A Lightweight Feature Fusion Architecture For Resource-Constrained Crowd Counting
Yashwardhan Chaudhuri, Ankit Kumar, Orchid Chetia Phukan, Arun Balaji Buduru
TL;DR
The paper tackles crowd counting on resource-constrained devices by introducing ASFNet, a lightweight architecture that uses two backbones, MobileNetV2 and MobileViT, with a common downstream network and Adjacent Semantics Fusion to generate density maps. It formalizes a feature fusion pipeline and trainable feature weighting, plus model compression via pruning and quantization to reduce parameters and FLOPs while maintaining accuracy.
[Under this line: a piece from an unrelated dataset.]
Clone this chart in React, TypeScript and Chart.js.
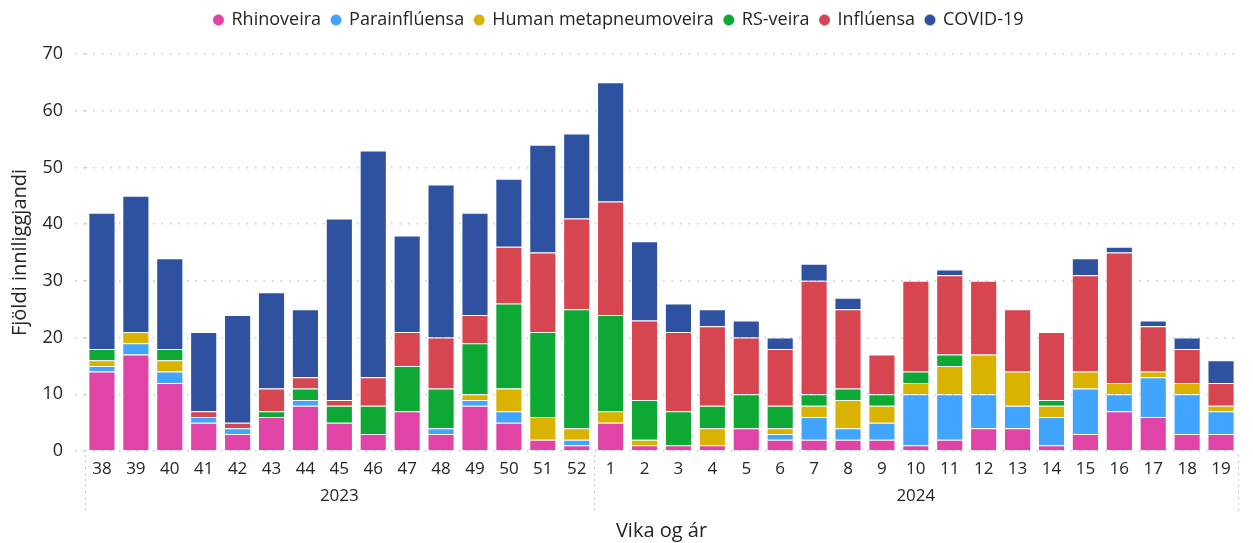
import React, { useEffect, useRef } from "react";
import { Chart, registerables } from "chart.js";

Chart.register(...registerables);

const weeks = ["38","39","40","41","42","43","44","45","46","47","48","49","50","51","52","1","2","3","4","5","6","7","8","9","10","11","12","13","14","15","16","17","18","19"];
const yearGroups = [
  { label: "2023", count: 15 },
  { label: "2024", count: 19 },
];

const rhino = [14,17,12,5,3,6,8,5,3,7,3,8,5,2,1, 5,1,1,1,4,2,2,2,2,1,2,4,4,1,3,7,6,3,3];
const para  = [1,2,2,1,1,0,1,0,0,0,1,1,2,0,1, 0,0,0,0,0,1,4,2,3,9,8,6,4,5,8,3,7,7,4];
const hmpv  = [1,2,2,0,0,0,0,0,0,0,0,1,4,4,2, 2,1,0,3,0,1,2,5,3,2,5,7,6,2,3,2,1,2,1];
const rsv   = [2,0,2,0,0,1,2,3,5,8,7,9,15,15,21, 17,7,6,4,6,4,2,2,2,2,2,0,0,1,0,0,0,0,0];
const flu   = [0,0,0,1,1,4,2,1,5,6,9,5,10,14,16, 20,14,14,14,10,10,20,14,7,16,14,13,11,12,17,23,8,6,4];
const covid = [24,24,16,14,19,17,12,32,40,17,27,18,12,19,15, 21,14,5,3,3,2,3,2,0,0,1,0,0,0,3,1,1,2,4];

const seriesNames = ["Rhinoveira","Parainflúensa","Human metapneumoveira","RS-veira","Inflúensa","COVID-19"];
const seriesValues = [rhino, para, hmpv, rsv, flu, covid];
const seriesColors = ["#E044A7","#41A5FF","#D9B300","#0EA835","#D64550","#2E52A0"];

const FONT = "'Open Sans', 'Noto Sans', sans-serif";
const TEXT = "#252423";

const legendSpacer = {
  id: "legendSpacer",
  beforeInit(chart: any) {
    const legend = chart.legend;
    if (!legend) return;
    const orig = legend.fit;
    legend.fit = function () {
      orig.call(this);
      this.height += 15;
    };
  },
};

const yearPlugin = {
  id: "yearGroups",
  afterDraw(chart: any) {
    const { ctx, chartArea } = chart;
    const x = chart.scales.x;
    const n = weeks.length;
    const step = (chartArea.right - chartArea.left) / n;
    ctx.save();
    ctx.strokeStyle = "#C8C6C4";
    ctx.lineWidth = 1;
    ctx.setLineDash([2, 4]);
    let start = 0;
    const edges: number[] = [chartArea.left];
    for (const g of yearGroups) {
      start += g.count;
      edges.push(x.getPixelForValue(start - 1) + step / 2);
    }
    for (const e of edges) {
      const px = Math.round(e) + 0.5;
      ctx.beginPath();
      ctx.moveTo(px, chartArea.bottom + 4);
      ctx.lineTo(px, chartArea.bottom + 64);
      ctx.stroke();
    }
    ctx.setLineDash([]);
    ctx.fillStyle = TEXT;
    ctx.font = `17px ${FONT}`;
    ctx.textAlign = "center";
    ctx.textBaseline = "middle";
    yearGroups.forEach((g, i) => {
      ctx.fillText(g.label, (edges[i] + edges[i + 1]) / 2, chartArea.bottom + 45);
    });
    ctx.restore();
  },
};

export default function App() {
  const ref = useRef<HTMLCanvasElement>(null);
  useEffect(() => {
    document.body.style.margin = "0";
    const chart = new Chart(ref.current!, {
      type: "bar",
      data: {
        labels: weeks,
        datasets: seriesNames.map((name, i) => ({
          label: name,
          data: seriesValues[i].map((v) => (v === 0 ? null : v)),
          backgroundColor: seriesColors[i],
          borderColor: "rgba(255,255,255,0.35)",
          borderWidth: 1,
          barPercentage: 0.8,
          categoryPercentage: 1,
        })),
      },
      plugins: [legendSpacer, yearPlugin],
      options: {
        animation: false,
        responsive: false,
        maintainAspectRatio: false,
        layout: { padding: { top: 0, right: 15, bottom: 0, left: 0 } },
        plugins: {
          legend: {
            position: "top",
            align: "center",
            labels: {
              usePointStyle: true,
              pointStyle: "circle",
              boxWidth: 8,
              boxHeight: 8,
              padding: 11,
              color: TEXT,
              font: { family: FONT, size: 18 },
            },
          },
          tooltip: { enabled: false },
        },
        scales: {
          x: {
            stacked: true,
            grid: { display: false, drawTicks: false },
            border: { display: false },
            ticks: { color: TEXT, font: { family: FONT, size: 17 }, padding: 8, maxRotation: 0, autoSkip: false },
            title: {
              display: true,
              text: "Vika og ár",
              color: TEXT,
              font: { family: FONT, size: 20 },
              padding: { top: 0, bottom: 0 },
            },
            afterFit: (s: any) => { s.height = 92; },
          },
          y: {
            stacked: true,
            min: 0,
            max: 70,
            ticks: { stepSize: 10, color: TEXT, font: { family: FONT, size: 18 }, padding: 12 },
            grid: {
              color: "#C8C6C4",
              lineWidth: 1.5,
              drawTicks: true,
              tickLength: 10,
              tickColor: "#C8C6C4",
              tickBorderDash: [1.5, 7],
            },
            border: { display: false, dash: [1.5, 7] },
            title: {
              display: true,
              text: "Fjöldi inniliggjandi",
              color: TEXT,
              font: { family: FONT, size: 20 },
              padding: { top: 8, bottom: 0 },
            },
            afterFit: (s: any) => { s.width = 85; },
          },
        },
      },
    });
    return () => chart.destroy();
  }, []);
  return (
    <div style={{ width: 1253, height: 543 }}>
      <canvas ref={ref} width={1253} height={543} style={{ display: "block" }} />
    </div>
  );
}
The training objective uses a pixel-wise $L_2$ loss $L(\\Theta) = \\frac{1}{2n} \\sum_{i=1}^{n} \\| h(\\Theta, x_i) - G \\|_2^2$, supporting quantitative learning of density maps. The authors report competitive MSE/MAE on ShanghaiTech A/B and UCF-CC-50 with significantly lower complexity, validated by ablations showing the benefits of adjacent feature fusion.
Abstract
Crowd counting finds direct applications in real-world situations, making computational efficiency and performance crucial. However, most of the previous methods rely on a heavy backbone and a complex downstream architecture that restricts the deployment. To address this challenge and enhance the versatility of crowd-counting models, we introduce two lightweight models. These models maintain the same downstream architecture while incorporating two distinct backbones: MobileNet and MobileViT. We leverage Adjacent Feature Fusion to extract diverse scale features from a Pre-Trained Model (PTM) and subsequently combine these features seamlessly. This approach empowers our models to achieve improved performance while maintaining a compact and efficient design. With the comparison of our proposed models with previously available state-of-the-art (SOTA) methods on ShanghaiTech-A ShanghaiTech-B and UCF-CC-50 dataset, it achieves comparable results while being the most computationally efficient model. Finally, we present a comparative study, an extensive ablation study, along with pruning to show the effectiveness of our models.